In Rajasthan, Shah boasted the BJP would defy anti-incumbency to return to power. When told that his prediction flies in the face of 25 years of history of a ruling party being always voted out, Shah said, “We have broken many such records in the past. I am sure this time we will break this record also.” The BJP won just 73 seats, 27 short of the majority mark. His prediction of the BJP forming the government in Madhya Pradesh in 2018, too, was belied—it won 109 out of the State’s 230 seats.

But government the BJP did form in Madhya Pradesh months later, by getting MLAs to resign and eroding the Congress’s wafer-thin majority. This was also the method the BJP adopted in Karnataka, where Shah had predicted his party would win over 130 out 224 seats. It ran itself out of power at 104 seats. Nevertheless, a clutch of MLAs of the Congress-Janata Dal (Secular) coalition resigned to enable the BJP to appropriate the saddle for riding to power.

Call it the new rule of India’s democracy: When Shah’s forecast fails he and the BJP correct it through means perceived as foul.
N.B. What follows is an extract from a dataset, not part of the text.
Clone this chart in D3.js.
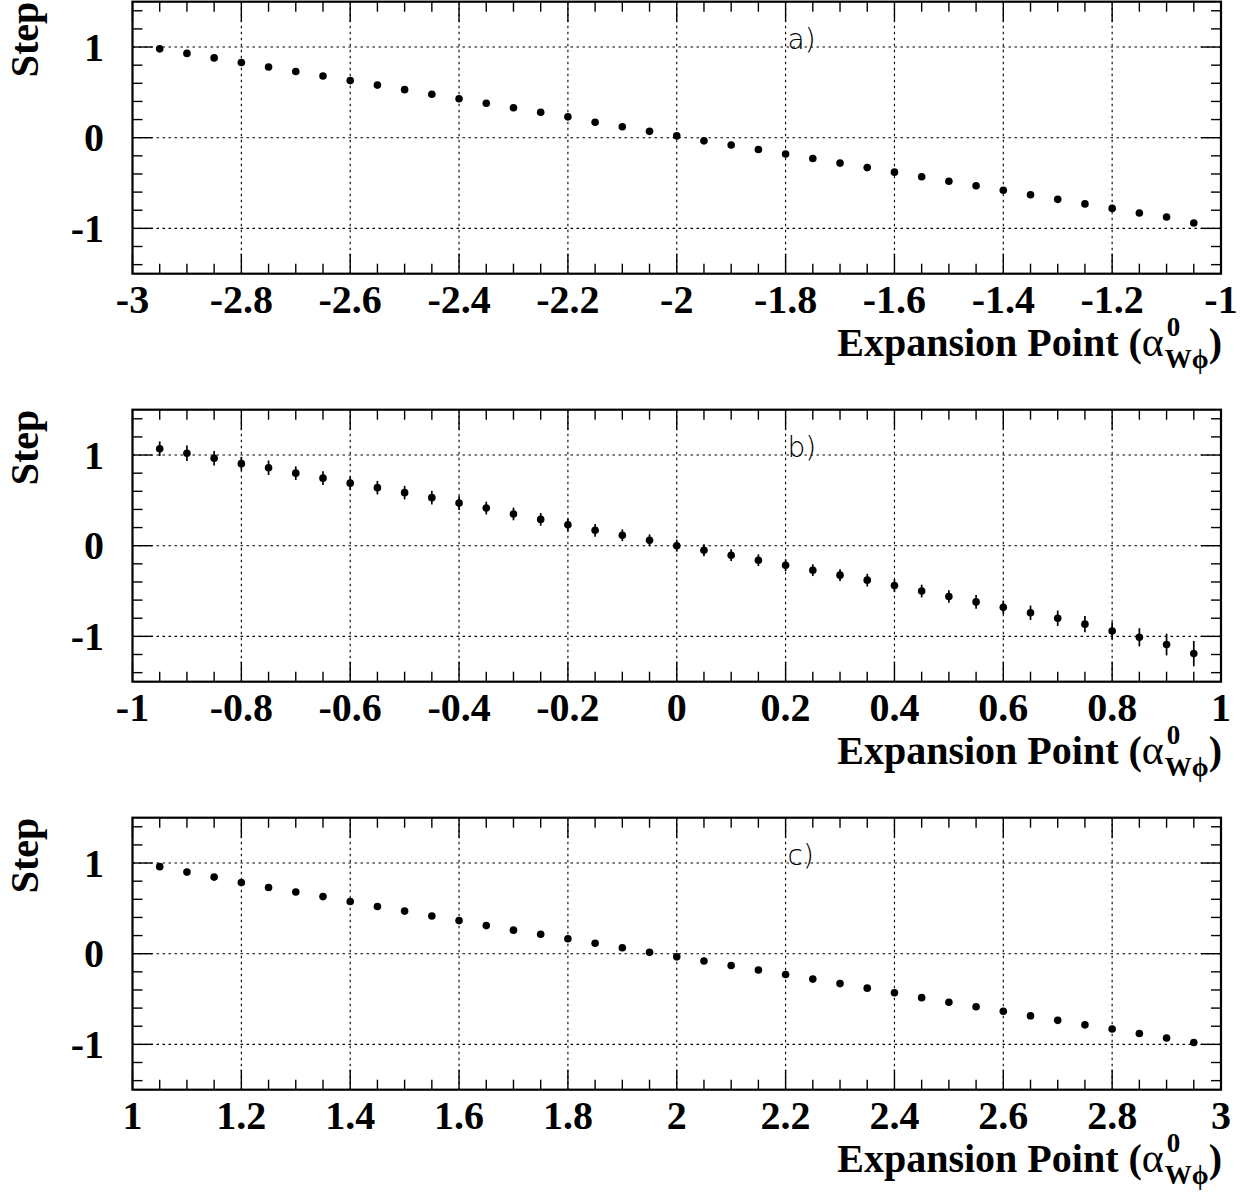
<!DOCTYPE html>
<html>
<head>
<meta charset="utf-8">
<script src="https://cdn.jsdelivr.net/npm/d3@7"></script>
<style>
  html, body { margin: 0; padding: 0; background: #fff; }
  svg { display: block; }
</style>
</head>
<body>
<svg id="chart" width="1241" height="1192"></svg>
<script>
// ---------------- data ----------------
const xA = [-2.95, -2.9, -2.85, -2.8, -2.75, -2.7, -2.65, -2.6, -2.55, -2.5, -2.45, -2.4, -2.35, -2.3, -2.25, -2.2, -2.15, -2.1, -2.05, -2.0,
            -1.95, -1.9, -1.85, -1.8, -1.75, -1.7, -1.65, -1.6, -1.55, -1.5, -1.45, -1.4, -1.35, -1.3, -1.25, -1.2, -1.15, -1.1, -1.05];
const stepA = [0.98, 0.93, 0.88, 0.83, 0.78, 0.73, 0.68, 0.63, 0.58, 0.53, 0.48, 0.43, 0.38, 0.33, 0.28, 0.23, 0.17, 0.12, 0.07, 0.02,
               -0.035, -0.08, -0.13, -0.18, -0.23, -0.28, -0.33, -0.38, -0.43, -0.48, -0.53, -0.58, -0.63, -0.68, -0.73, -0.78, -0.83, -0.875, -0.94];

const xB = [-0.95, -0.9, -0.85, -0.8, -0.75, -0.7, -0.65, -0.6, -0.55, -0.5, -0.45, -0.4, -0.35, -0.3, -0.25, -0.2, -0.15, -0.1, -0.05, 0.0,
            0.05, 0.1, 0.15, 0.2, 0.25, 0.3, 0.35, 0.4, 0.45, 0.5, 0.55, 0.6, 0.65, 0.7, 0.75, 0.8, 0.85, 0.9, 0.95];
const stepB = [1.07, 1.02, 0.965, 0.905, 0.86, 0.80, 0.745, 0.69, 0.64, 0.585, 0.53, 0.47, 0.415, 0.35, 0.29, 0.23, 0.17, 0.115, 0.06, 0.0,
               -0.05, -0.105, -0.16, -0.215, -0.27, -0.325, -0.38, -0.44, -0.50, -0.56, -0.62, -0.68, -0.74, -0.80, -0.865, -0.94, -1.01, -1.09, -1.19];
const errB = [0.08, 0.085, 0.08, 0.075, 0.08, 0.075, 0.075, 0.075, 0.075, 0.075, 0.075, 0.075, 0.07, 0.07, 0.07, 0.07, 0.07, 0.065, 0.065, 0.065,
              0.065, 0.065, 0.065, 0.065, 0.065, 0.065, 0.07, 0.07, 0.07, 0.07, 0.075, 0.075, 0.08, 0.085, 0.09, 0.095, 0.10, 0.12, 0.14];

const xC = [1.05, 1.1, 1.15, 1.2, 1.25, 1.3, 1.35, 1.4, 1.45, 1.5, 1.55, 1.6, 1.65, 1.7, 1.75, 1.8, 1.85, 1.9, 1.95, 2.0,
            2.05, 2.1, 2.15, 2.2, 2.25, 2.3, 2.35, 2.4, 2.45, 2.5, 2.55, 2.6, 2.65, 2.7, 2.75, 2.8, 2.85, 2.9, 2.95];
const stepC = [0.96, 0.90, 0.845, 0.785, 0.73, 0.68, 0.63, 0.575, 0.52, 0.47, 0.415, 0.365, 0.31, 0.26, 0.215, 0.165, 0.115, 0.065, 0.015, -0.035,
               -0.08, -0.13, -0.18, -0.23, -0.28, -0.33, -0.38, -0.43, -0.485, -0.535, -0.585, -0.635, -0.685, -0.735, -0.785, -0.83, -0.88, -0.93, -0.98];

const xTicksA = [-3, -2.8, -2.6, -2.4, -2.2, -2, -1.8, -1.6, -1.4, -1.2, -1];
const xTicksB = [-1, -0.8, -0.6, -0.4, -0.2, 0, 0.2, 0.4, 0.6, 0.8, 1];
const xTicksC = [1, 1.2, 1.4, 1.6, 1.8, 2, 2.2, 2.4, 2.6, 2.8, 3];
const yTicks = [-1, 0, 1];
const panelLabels = ["a)", "b)", "c)"];
const yTitle = "Step";
const xTitleMain = "Expansion Point (";
const xTitleAlpha = "α";
const xTitleSup = "0";
const xTitleSub = "Wϕ";
const xTitleClose = ")";

// ---------------- layout ----------------
const svg = d3.select("#chart");
const L = 132.5, R = 1221;
const PH = 272;
const tops = [1.7, 409.7, 817.7];
const serif = "'Liberation Serif', 'Times New Roman', serif";
const FS = 40;

const panels = [
  { xs: xA, ys: stepA, err: null, dom: [-3, -1], ticks: xTicksA, label: panelLabels[0], top: tops[0] },
  { xs: xB, ys: stepB, err: errB, dom: [-1, 1], ticks: xTicksB, label: panelLabels[1], top: tops[1] },
  { xs: xC, ys: stepC, err: null, dom: [1, 3], ticks: xTicksC, label: panelLabels[2], top: tops[2] }
];

panels.forEach(p => {
  const g = svg.append("g");
  const x = d3.scaleLinear().domain(p.dom).range([L, R]);
  const y = d3.scaleLinear().domain([-1.5, 1.5]).range([p.top + PH, p.top]);
  const bottom = p.top + PH;

  // grid
  const gridX = p.ticks.filter(t => t !== p.dom[0] && t !== p.dom[1]);
  g.selectAll(".gx").data(gridX).enter().append("line")
    .attr("x1", d => x(d)).attr("x2", d => x(d))
    .attr("y1", p.top).attr("y2", bottom)
    .attr("stroke", "#000").attr("stroke-width", 1.1).attr("stroke-dasharray", "2.5,3.5");
  g.selectAll(".gy").data(yTicks).enter().append("line")
    .attr("x1", L).attr("x2", R)
    .attr("y1", d => y(d)).attr("y2", d => y(d))
    .attr("stroke", "#000").attr("stroke-width", 1.1).attr("stroke-dasharray", "2.5,3.5");

  // ticks: x minor (0.05) and major
  const xMinor = x.ticks(40);
  const xMajor = p.ticks;
  const tickStroke = 1.4;
  xMinor.forEach(t => {
    const isMajor = xMajor.some(m => Math.abs(m - t) < 1e-9);
    const len = isMajor ? 20 : 10;
    g.append("line").attr("x1", x(t)).attr("x2", x(t)).attr("y1", bottom).attr("y2", bottom - len)
      .attr("stroke", "#000").attr("stroke-width", tickStroke);
    g.append("line").attr("x1", x(t)).attr("x2", x(t)).attr("y1", p.top).attr("y2", p.top + len)
      .attr("stroke", "#000").attr("stroke-width", tickStroke);
  });
  const yMinor = y.ticks(15);
  yMinor.forEach(t => {
    const isMajor = yTicks.some(m => Math.abs(m - t) < 1e-9);
    const len = isMajor ? 20 : 10;
    g.append("line").attr("x1", L).attr("x2", L + len).attr("y1", y(t)).attr("y2", y(t))
      .attr("stroke", "#000").attr("stroke-width", tickStroke);
    g.append("line").attr("x1", R).attr("x2", R - len).attr("y1", y(t)).attr("y2", y(t))
      .attr("stroke", "#000").attr("stroke-width", tickStroke);
  });

  // frame
  g.append("rect").attr("x", L).attr("y", p.top).attr("width", R - L).attr("height", PH)
    .attr("fill", "none").attr("stroke", "#000").attr("stroke-width", 2.2);

  // x tick labels
  g.selectAll(".xl").data(xMajor).enter().append("text")
    .attr("x", d => x(d)).attr("y", bottom + 39)
    .attr("text-anchor", "middle")
    .attr("font-family", serif).attr("font-weight", "bold").attr("font-size", FS)
    .text(d => String(d));

  // y tick labels
  g.selectAll(".yl").data(yTicks).enter().append("text")
    .attr("x", 104).attr("y", d => y(d) + 13.5)
    .attr("text-anchor", "end")
    .attr("font-family", serif).attr("font-weight", "bold").attr("font-size", FS)
    .text(d => String(d));

  // y title
  g.append("text")
    .attr("transform", `translate(38,${p.top}) rotate(-90)`)
    .attr("text-anchor", "end")
    .attr("font-family", serif).attr("font-weight", "bold").attr("font-size", FS)
    .text(yTitle);

  // x title
  const tg = g.append("g");
  const t1 = tg.append("text").attr("x", 0).attr("y", 0)
    .attr("font-family", serif).attr("font-weight", "bold").attr("font-size", FS)
    .text(xTitleMain);
  const w1 = t1.node().getComputedTextLength();
  const ta = tg.append("text").attr("x", w1).attr("y", 0)
    .attr("font-family", serif).attr("font-size", 42)
    .text(xTitleAlpha);
  const wa = w1 + ta.node().getComputedTextLength();
  const sup = tg.append("text").attr("x", wa + 3).attr("y", -20)
    .attr("font-family", serif).attr("font-weight", "bold").attr("font-size", 27)
    .text(xTitleSup);
  const sub = tg.append("text").attr("x", wa + 1).attr("y", 12)
    .attr("font-family", serif).attr("font-weight", "bold").attr("font-size", 27)
    .text(xTitleSub);
  const ws = Math.max(sup.node().getComputedTextLength() + 3, sub.node().getComputedTextLength() + 1);
  const cl = tg.append("text").attr("x", wa + ws).attr("y", 0)
    .attr("font-family", serif).attr("font-weight", "bold").attr("font-size", FS)
    .text(xTitleClose);
  const total = wa + ws + cl.node().getComputedTextLength();
  tg.attr("transform", `translate(${R + 1 - total},${bottom + 82})`);

  // panel label
  g.append("text")
    .attr("x", x(p.dom[0] + 1.2) + 2).attr("y", y(1) + 2)
    .attr("font-family", "'DejaVu Sans', sans-serif").attr("font-weight", 200)
    .attr("font-size", 28).attr("fill", "#000")
    .text(p.label);

  // error bars
  if (p.err) {
    g.selectAll(".eb").data(p.xs.map((v, i) => [v, p.ys[i], p.err[i]])).enter().append("line")
      .attr("x1", d => x(d[0])).attr("x2", d => x(d[0]))
      .attr("y1", d => y(d[1] - d[2])).attr("y2", d => y(d[1] + d[2]))
      .attr("stroke", "#000").attr("stroke-width", 1.7);
  }
  // points
  g.selectAll(".pt").data(p.xs.map((v, i) => [v, p.ys[i]])).enter().append("circle")
    .attr("cx", d => x(d[0])).attr("cy", d => y(d[1])).attr("r", 3.8)
    .attr("fill", "#000");
});
</script>
</body>
</html>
This advantage the astrologer, unfortunately, does not have.

The only exception to this rule was Maharashtra, where Shah had also predicted a two-thirds majority for the NDA alliance, of which the Shiv Sena was then a member. The alliance should have won 192 out of the State’s 288 seats but fell short by 31 seats. But the Sena broke the alliance and formed the government with the support of the Nationalist Congress Party and the Congress. Given the political turmoil in Maharashtra, Shah still has a chance to burnish his reputation as a political punter.

Shah has become a punter, after building his reputation on having crafted the BJP’s victories in the 2014 and 2019 Lok Sabha elections. It was presumed he knew the psychology of voters, the caste and community arithmetic. Eleven wrong predictions should have quieted him down.
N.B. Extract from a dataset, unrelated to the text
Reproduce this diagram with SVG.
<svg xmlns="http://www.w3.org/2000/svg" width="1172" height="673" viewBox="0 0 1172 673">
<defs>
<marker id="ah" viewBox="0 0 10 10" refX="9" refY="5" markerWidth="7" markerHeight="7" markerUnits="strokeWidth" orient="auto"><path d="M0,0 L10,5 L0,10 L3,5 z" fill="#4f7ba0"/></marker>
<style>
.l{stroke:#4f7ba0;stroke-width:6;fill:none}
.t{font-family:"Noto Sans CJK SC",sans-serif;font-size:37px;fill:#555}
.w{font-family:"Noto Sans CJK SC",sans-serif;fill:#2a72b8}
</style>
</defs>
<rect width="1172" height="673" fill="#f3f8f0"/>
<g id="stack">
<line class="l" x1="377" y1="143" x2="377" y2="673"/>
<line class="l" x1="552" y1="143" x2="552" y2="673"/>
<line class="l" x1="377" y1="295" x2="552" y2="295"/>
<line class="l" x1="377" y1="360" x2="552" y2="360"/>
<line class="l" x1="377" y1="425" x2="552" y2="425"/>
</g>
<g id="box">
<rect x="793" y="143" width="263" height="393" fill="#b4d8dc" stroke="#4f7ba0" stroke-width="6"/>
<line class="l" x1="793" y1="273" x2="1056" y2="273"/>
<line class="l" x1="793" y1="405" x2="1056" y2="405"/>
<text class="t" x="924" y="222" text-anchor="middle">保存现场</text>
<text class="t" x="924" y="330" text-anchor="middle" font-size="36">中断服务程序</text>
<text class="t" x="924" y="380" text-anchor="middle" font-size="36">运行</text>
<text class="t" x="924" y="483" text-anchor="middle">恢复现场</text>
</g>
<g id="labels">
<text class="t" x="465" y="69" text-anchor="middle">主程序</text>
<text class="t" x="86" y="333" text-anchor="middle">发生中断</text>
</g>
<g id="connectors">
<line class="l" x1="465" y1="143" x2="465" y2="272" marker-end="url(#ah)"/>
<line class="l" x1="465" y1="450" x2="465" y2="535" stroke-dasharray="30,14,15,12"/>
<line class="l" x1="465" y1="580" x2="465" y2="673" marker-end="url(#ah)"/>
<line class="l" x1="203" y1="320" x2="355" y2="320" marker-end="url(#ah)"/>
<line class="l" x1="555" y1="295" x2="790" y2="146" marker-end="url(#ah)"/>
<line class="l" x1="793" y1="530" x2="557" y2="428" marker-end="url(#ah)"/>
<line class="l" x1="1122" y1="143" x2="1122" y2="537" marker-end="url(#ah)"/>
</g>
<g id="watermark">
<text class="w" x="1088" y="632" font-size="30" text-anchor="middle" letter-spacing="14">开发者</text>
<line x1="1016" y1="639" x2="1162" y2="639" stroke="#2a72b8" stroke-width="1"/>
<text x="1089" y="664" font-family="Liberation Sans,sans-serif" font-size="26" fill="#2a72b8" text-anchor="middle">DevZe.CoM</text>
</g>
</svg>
There is a reason why he has not. Increasingly, over the years, Indians decide on which party they will vote months before polling day. This has reduced floating voters to around 20% of the electorate. Since voters are averse to siding with the party likely to lose, Shah’s predictions are designed to convince them about the possibility of the BJP winning—and mopping up their votes.

All leaders claim victories for their parties before every election. But none as regularly as Shah does, none providing a precise number for the media as he does. When newspapers recently reported Shah’s claim that the BJP would win over 200 out of West Bengal’s 294, should it have put out a caveat that he had a record of reading wrong 11 State Assembly elections since 2018?

You will get your answer by examining the media’s reporting on Tamil Nadu. For instance, it reported Shah’s claims, made in November 2020, that the BJP will “emerge as the single largest party in the State [Tamil Nadu] and form its own government within our time.” As it also reported Shah’s prediction that the NDA is bound to form the next government in Tamil Nadu, judging by the excitement of the people.

But the same media has not featured the belated realisation on the part of the All India Anna Dravida Munnetra Kazhagam and even the BJP that references to Prime Minister Narendra Modi are alienating their potential voters. Thus, Modi’s name has been scrubbed out from wall graffiti at some places. BJP candidates, like film-star Khushbu Sundar, have issued posters with the photograph of the late AIADMK leader J Jayalalithaa. Modi’s is missing from them.

Shah’s predictions are strategic. But it also shows he thinks voters are gullible, quick to forget the past, easily awed, and given to believing in astrology, they are vulnerable to fortune-telling. With the record of getting 11 State Assembly elections wrong, Shah’s predictions are a joke on us voters.

The author is an independent journalist. The views are personal.